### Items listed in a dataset
● ● ●

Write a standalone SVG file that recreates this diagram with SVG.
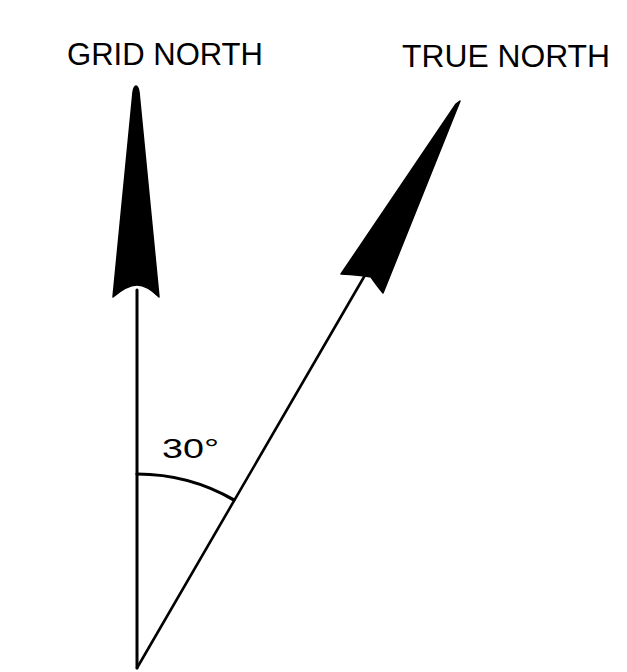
<svg xmlns="http://www.w3.org/2000/svg" width="627" height="672" viewBox="0 0 627 672">
<style>
.lbl{font-family:"Liberation Sans","DejaVu Sans",sans-serif;fill:#000}
.ln{stroke:#000;fill:none;stroke-linecap:round}
.head{fill:#000;stroke:#000;stroke-width:1.5;stroke-linejoin:round}
</style>
<rect width="627" height="672" fill="#fff"/>
<g id="connectors">
<line class="ln" x1="137" y1="668" x2="137" y2="290" stroke-width="3"/>
<line class="ln" x1="137" y1="668" x2="368" y2="270" stroke-width="2.6"/>
<path class="ln" d="M137 474 A194 194 0 0 1 234 500" stroke-width="3.2"/>
</g>
<g id="grid-north">
<path class="head" d="M136 86 Q138 86 139 92 L159 297 Q147 285 137 285 Q127 285 113 297 L133 92 Q134 86 136 86 Z"/>
<text class="lbl" x="67" y="65" font-size="31" textLength="196" lengthAdjust="spacingAndGlyphs">GRID NORTH</text>
</g>
<g id="true-north">
<path class="head" d="M460 101 L383 293 Q375 283 371 277 Q360 275 341 274 L456 104 Z"/>
<text class="lbl" x="402" y="67" font-size="31" textLength="208" lengthAdjust="spacingAndGlyphs">TRUE NORTH</text>
</g>
<g id="angle">
<text class="lbl" x="162" y="458" font-size="28" textLength="57" lengthAdjust="spacingAndGlyphs">30°</text>
</g>
</svg>
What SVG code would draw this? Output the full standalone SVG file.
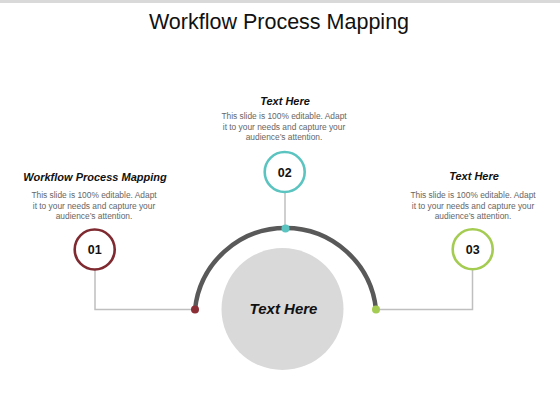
<svg xmlns="http://www.w3.org/2000/svg" width="560" height="420" viewBox="0 0 560 420">
<style>
.title{font-family:"Liberation Sans",Arial,sans-serif;font-size:21.5px;fill:#111;text-anchor:middle}
.head{font-family:"Liberation Sans",Arial,sans-serif;font-size:11px;font-weight:bold;font-style:italic;fill:#111;text-anchor:middle}
.desc{font-family:"Liberation Sans",Arial,sans-serif;font-size:8.4px;fill:#666;text-anchor:middle}
.num{font-family:"Liberation Sans",Arial,sans-serif;font-size:12.5px;font-weight:bold;fill:#111;text-anchor:middle}
.ring{fill:#fff;stroke-width:2.6}
.conn{fill:none;stroke:#BFBFBF;stroke-width:1.5}
</style>
<rect x="0" y="0" width="560" height="420" fill="#fff"/>
<rect x="0" y="0" width="560" height="3" fill="#D9D9D9"/>
<text class="title" x="279" y="29">Workflow Process Mapping</text>
<g id="connectors">
<polyline class="conn" points="95,270 95,309.5 195,309.5"/>
<line class="conn" x1="285" y1="193" x2="285" y2="228"/>
<polyline class="conn" points="472.5,270 472.5,309.5 376,309.5"/>
</g>
<g id="arc">
<path d="M195,309.5 A91,91 0 0 1 376,309.5" fill="none" stroke="#595959" stroke-width="4.5"/>
</g>
<g id="center">
<circle cx="282.5" cy="309" r="61" fill="#D9D9D9"/>
<text class="head" x="283.5" y="314" style="font-size:15px">Text Here</text>
</g>
<g id="dots">
<circle cx="195" cy="309.5" r="4" fill="#8B2E35"/>
<circle cx="285.5" cy="228.5" r="4" fill="#5BC4C0"/>
<circle cx="376" cy="309.5" r="4" fill="#A5CC52"/>
</g>
<g id="node01">
<circle class="ring" cx="94.7" cy="249.5" r="20" stroke="#7F2A30"/>
<text class="num" x="94.7" y="254">01</text>
<text class="head" x="95" y="181">Workflow Process Mapping</text>
<text class="desc" x="94" y="198">This slide is 100% editable.  Adapt</text>
<text class="desc" x="94" y="208.5">it to your needs and capture your</text>
<text class="desc" x="94" y="219">audience’s attention.</text>
</g>
<g id="node02">
<circle class="ring" cx="284.7" cy="172" r="20" stroke="#5BC4C0"/>
<text class="num" x="284.7" y="176.5">02</text>
<text class="head" x="285" y="105">Text Here</text>
<text class="desc" x="284" y="119">This slide is 100% editable.  Adapt</text>
<text class="desc" x="284" y="129.5">it to your needs and capture your</text>
<text class="desc" x="284" y="140">audience’s attention.</text>
</g>
<g id="node03">
<circle class="ring" cx="472.7" cy="249.3" r="20" stroke="#A5CC52"/>
<text class="num" x="472.7" y="254">03</text>
<text class="head" x="474" y="180">Text Here</text>
<text class="desc" x="473" y="198">This slide is 100% editable.  Adapt</text>
<text class="desc" x="473" y="208.5">it to your needs and capture your</text>
<text class="desc" x="473" y="219">audience’s attention.</text>
</g>
</svg>
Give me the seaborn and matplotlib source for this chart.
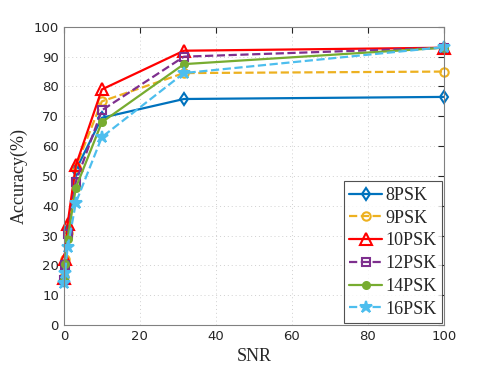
import numpy as np
import pandas as pd
import seaborn as sns
import matplotlib
matplotlib.use("Agg")
import matplotlib.pyplot as plt

snr = [0.1, 0.316, 1, 3.16, 10, 31.6, 100]
acc_8psk = [15.0, 20.0, 32.0, 52.0, 69.5, 75.8, 76.5]
acc_9psk = [16.0, 22.0, 31.0, 53.0, 75.0, 84.5, 85.0]
acc_10psk = [15.7, 22.0, 34.0, 53.5, 79.0, 92.0, 93.0]
acc_12psk = [15.0, 20.0, 30.5, 48.0, 72.0, 90.0, 93.0]
acc_14psk = [15.0, 20.5, 29.0, 46.0, 68.0, 87.5, 93.0]
acc_16psk = [14.2, 17.5, 26.0, 41.0, 63.0, 84.5, 93.2]
labels = ["8PSK", "9PSK", "10PSK", "12PSK", "14PSK", "16PSK"]

series = [acc_8psk, acc_9psk, acc_10psk, acc_12psk, acc_14psk, acc_16psk]
colors = ["#0072BD", "#EDB120", "#FF0000", "#7E2F8E", "#77AC30", "#4DBEEE"]
styles = ["-", "--", "-", "--", "-", "--"]
markers = ["d", "o", "^", "s", "o", "*"]
mfaces = ["none", "none", "none", "none", None, None]
msizes = [6, 6, 8, 6, 5, 9]

sns.set_style("white")
plt.rcParams["font.family"] = ["DejaVu Sans"]

fig = plt.figure(figsize=(4.91, 3.68), dpi=100)
ax = fig.add_axes([0.130, 0.117, 0.774, 0.810])

for vals, lab, c, ls, mk, mf, ms in zip(series, labels, colors, styles, markers, mfaces, msizes):
    df = pd.DataFrame({"SNR": snr, "Accuracy": vals})
    kw = dict(color=c, linestyle=ls, marker=mk, markersize=ms, markeredgewidth=1.5,
              linewidth=1.6, label=lab, markeredgecolor=c, clip_on=False)
    kw["markerfacecolor"] = "none" if mf == "none" else c
    sns.lineplot(data=df, x="SNR", y="Accuracy", ax=ax, **kw)

ax.set_xlim(0, 100)
ax.set_ylim(0, 100)
ax.set_xticks(np.arange(0, 101, 20))
ax.set_yticks(np.arange(0, 101, 10))
ax.grid(True, linestyle=(0, (1, 3)), color="#d0d0d0", linewidth=0.7)
ax.tick_params(direction="in", length=4, colors="#262626", labelsize=9.5,
               top=True, right=True, width=0.8)
for sp in ax.spines.values():
    sp.set_color("#808080")
    sp.set_linewidth(0.8)
ax.set_xlabel("SNR", fontsize=13, family="Liberation Serif")
ax.set_ylabel("Accuracy(%)", fontsize=13, family="Liberation Serif")

leg = ax.legend(loc="lower right", prop={"family": "Liberation Serif", "size": 13},
                frameon=True, fancybox=False, borderaxespad=0.1,
                handlelength=1.8, labelspacing=0.32, borderpad=0.3, handletextpad=0.2)
leg.get_frame().set_edgecolor("#262626")
leg.get_frame().set_linewidth(0.8)
leg.set_zorder(5)

fig.savefig("out.png", dpi=100)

● ● ●

### YOUR GOAL
From the entries above, copy out every line where the string "standalone" appears.

### OUTPUT FOR THIS EXERCISE
Write a standalone SVG file that recreates this diagram with SVG.
What SVG code would draw this? Output the full standalone SVG file.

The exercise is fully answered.